Anyway, a new bank client was the New York office’s latest hot potato. Frank and I were given the account and told to save it at any cost to our mental or physical health. The hyperactive marketing guy who ran the bank’s business wasn’t a bad human being, but he was yet another total madman in my life.

All through the normal workday, every day, he would call us half a dozen times. Finally, Nicolo came up with an idea that only he could’ve thought of. He explained to me that the only way to beat this client was to out-crazy him.

So we started inviting the bank’s marketing guy into the office to join our day-and-night-long work sessions on his business. One afternoon around four days in, he actually fell asleep at Frank’s desk.
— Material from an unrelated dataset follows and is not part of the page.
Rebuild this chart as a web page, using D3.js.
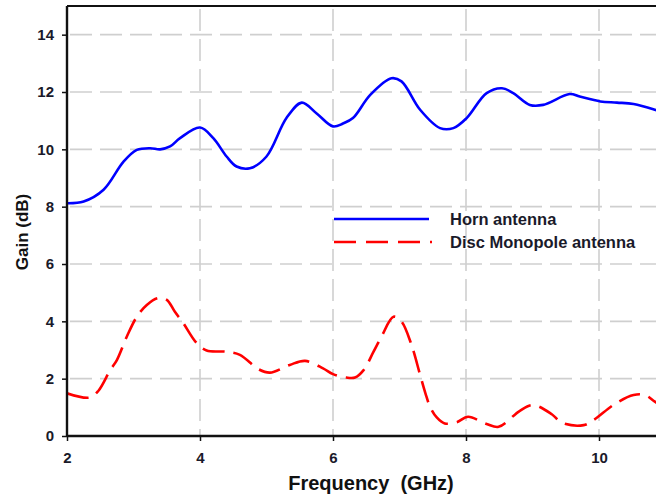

That was the end of it. Our madman was better than the bank’s madman.

Like Frank Nicolo, Burt Manning worked seven days a week, twenty hours a day at times. The man never slept. I can remember waiting outside his office at nine o’clock on a Saturday night. He had a lineup of six creative teams waiting to see him. And just because you were the first in line didn’t mean anything. You waited until he said it was your turn.

I’ll tell you what, though. To Burt’s credit, he went on to completely turn J. Walter Thompson’s fortune around and restore it to its former glory—not only in New York, but all over the world.

Every day working for Burt was a little harrowing. But he taught me a lot. Burt liked to say, “I taught Jim everything he knows. Just not everything I know.”

I watch ads these days and I usually think, They need Burt Manning. The man could turn a phrase.